The Trump administration should “rigorously and comprehensively review” Lockheed Martin Corp.’s (IW 500/25) F-35 jet, the Pentagon’s costliest program, the Defense Department’s director of combat testing said.

Michael Gilmore, who will leave the post as testing director when Donald Trump takes office as president next week, cited the fighter’s “significant, well-documented deficiencies in critical combat capabilities” in a letter Monday to House Armed Services Committee Chairman Mac Thornberry of Texas, who’s a strong supporter of the F-35.

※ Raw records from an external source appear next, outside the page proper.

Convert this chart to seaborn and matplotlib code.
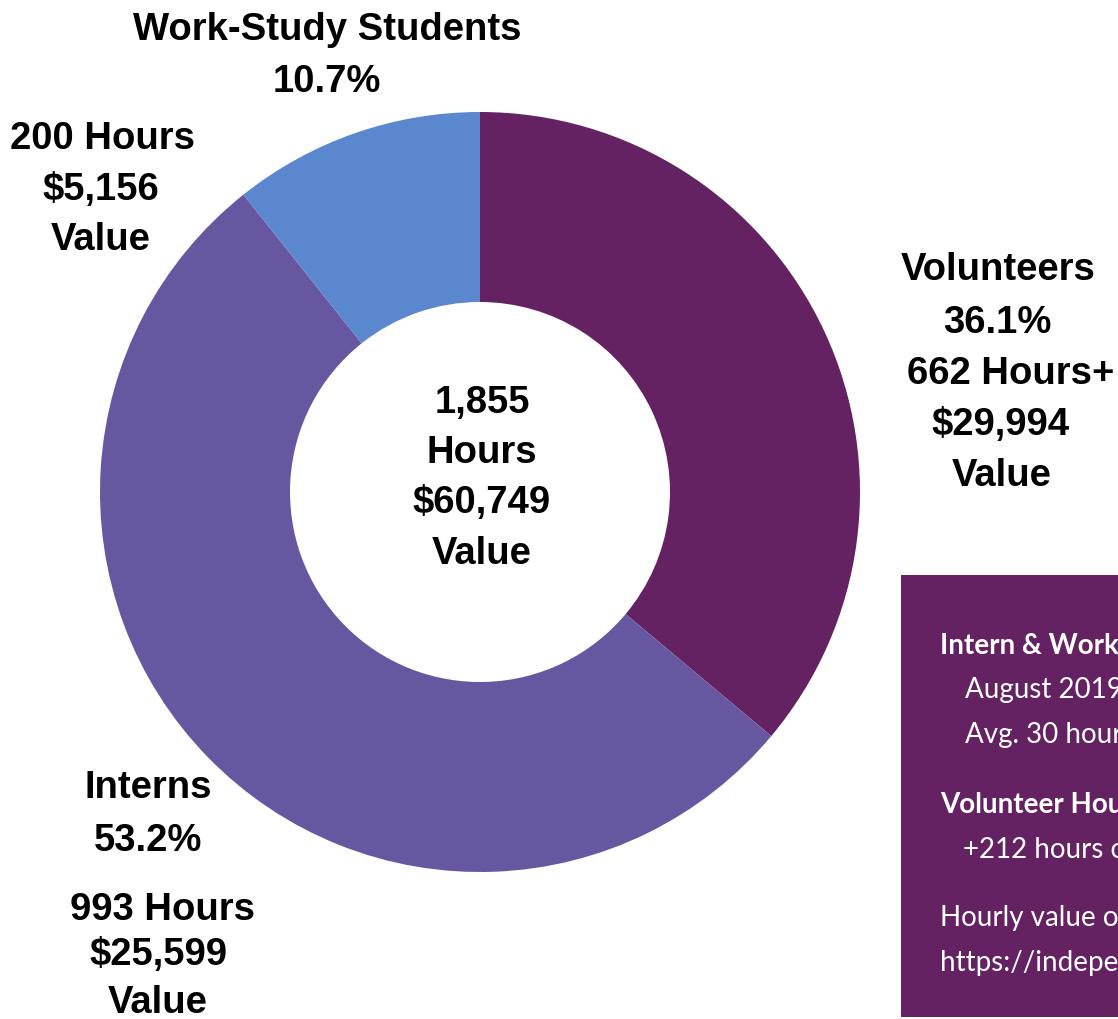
import matplotlib
matplotlib.use("Agg")
import matplotlib.pyplot as plt
import seaborn as sns
import pandas as pd

categories = ["Volunteers", "Interns", "Work-Study Students"]
shares = [36.1, 53.2, 10.7]
hours = ["662 Hours+", "993 Hours", "200 Hours"]
values = ["$29,994", "$25,599", "$5,156"]
colors = ["#642263", "#6757A0", "#5B87CF"]
center_lines = ["1,855", "Hours", "$60,749", "Value"]
box_lines = [
    ("Intern & Work-Study Hours:", "bold", 940, 646),
    ("August 2019 - May 2020", "normal", 965, 690),
    ("Avg. 30 hours per week", "normal", 965, 735),
    ("Volunteer Hours:", "bold", 940, 805),
    ("+212 hours of board service", "normal", 963, 850),
    ("Hourly value of volunteer time:", "normal", 940, 918),
    ("https://independentsector.org", "normal", 940, 963),
]

df = pd.DataFrame({"category": categories, "share": shares, "color": colors})

sns.set_theme(style="white")
plt.rcParams["font.family"] = ["Liberation Sans", "DejaVu Sans"]

W, H = 1118, 1019
fig = plt.figure(figsize=(W / 100, H / 100), dpi=100)
ax = fig.add_axes([0, 0, 1, 1])

def Y(y):
    return H - y

cx, cy, R = 480, 492, 380
ax.pie(df["share"], colors=df["color"], startangle=90, counterclock=False,
       center=(cx, Y(cy)), radius=R, frame=True,
       wedgeprops=dict(width=190, linewidth=0))
ax.set_xlim(0, W)
ax.set_ylim(0, H)
ax.set_aspect("equal")
ax.axis("off")

fs = 27.5
def lab(s, x, y, size=fs):
    ax.text(x, Y(y), s, ha="center", va="center", fontsize=size,
            fontweight="bold", color="black")

# Work-study
lab("Work-Study Students", 327, 30)
lab(f"{shares[2]}%", 327, 82)
lab(hours[2], 102, 139)
lab(values[2], 101, 190)
lab("Value", 101, 240)
# Volunteers
lab(categories[0], 998, 270)
lab(f"{shares[0]}%", 997, 323)
lab(hours[0], 1011, 374)
lab(values[0], 1001, 425)
lab("Value", 1002, 476)
# Interns
lab(categories[1], 148, 788)
lab(f"{shares[1]}%", 148, 841)
lab(hours[1], 162, 910)
lab(values[1], 158, 955)
lab("Value", 158, 1003)
# Center
for s, y in zip(center_lines, [403, 453, 503, 554]):
    lab(s, 482, y)

# Info box
from matplotlib.patches import Rectangle
ax.add_patch(Rectangle((901, Y(1017)), 300, 1017 - 575, facecolor=colors[0],
                       edgecolor="none"))
for s, w, x, y in box_lines:
    ax.text(x, Y(y), s, ha="left", va="center", fontsize=20,
            fontweight=w, color="white",
            family=["Lato", "DejaVu Sans"])

fig.savefig("out.png", dpi=100)
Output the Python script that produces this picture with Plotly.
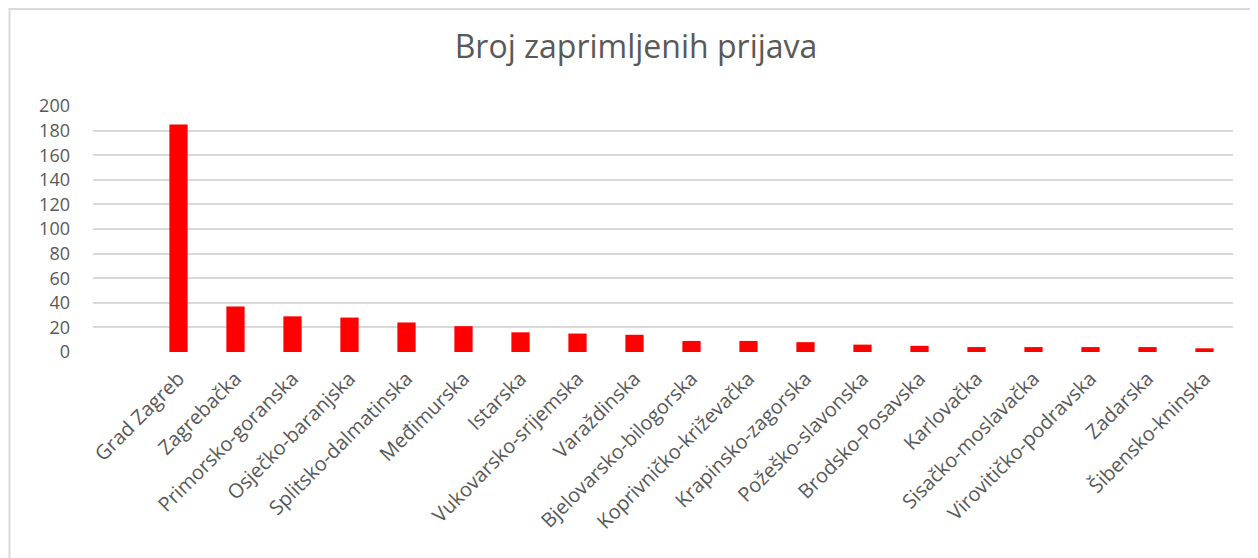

While Trump has tweeted that “the F-35 program and cost is out of control,” Pentagon officials say the plane is now essentially on schedule and close to its budget after earlier problems. But Gilmore focused on unresolved performance issues in the current $55 billion development phase. These must be resolved before the aircraft can enter intense combat testing and the eventual deployment later this decade of fully capable combat jets.

The Defense Department’s F-35 program office “has no plan to adequately fix and verify hundreds of these deficiencies using flight testing within its currently planned schedule and resources,” Gilmore wrote. Deploying F-35s “with capable mission systems is critical to our national security,” but the program now “is at high risk of sacrificing essential combat performance,” he added.

The Pentagon’s office of independent cost analysis estimates that extending the development phase from its planned test flight completion in September 2017 to as late as into 2020 could cost as much as $1.12 billion more. The number is contained in the testing director’s new annual report delivered to Pentagon leaders and lawmakers late Monday.

The program office has said completing the phase will require about $530 million extra and acknowledges it may slip to May 2018.

Gilmore’s annual report contains a 62-page assessment of the program that’s a detailed primer for the incoming administration on deficiencies that include software, weapons accuracy, aircraft-carrier launching, the diagnostic system and reliability.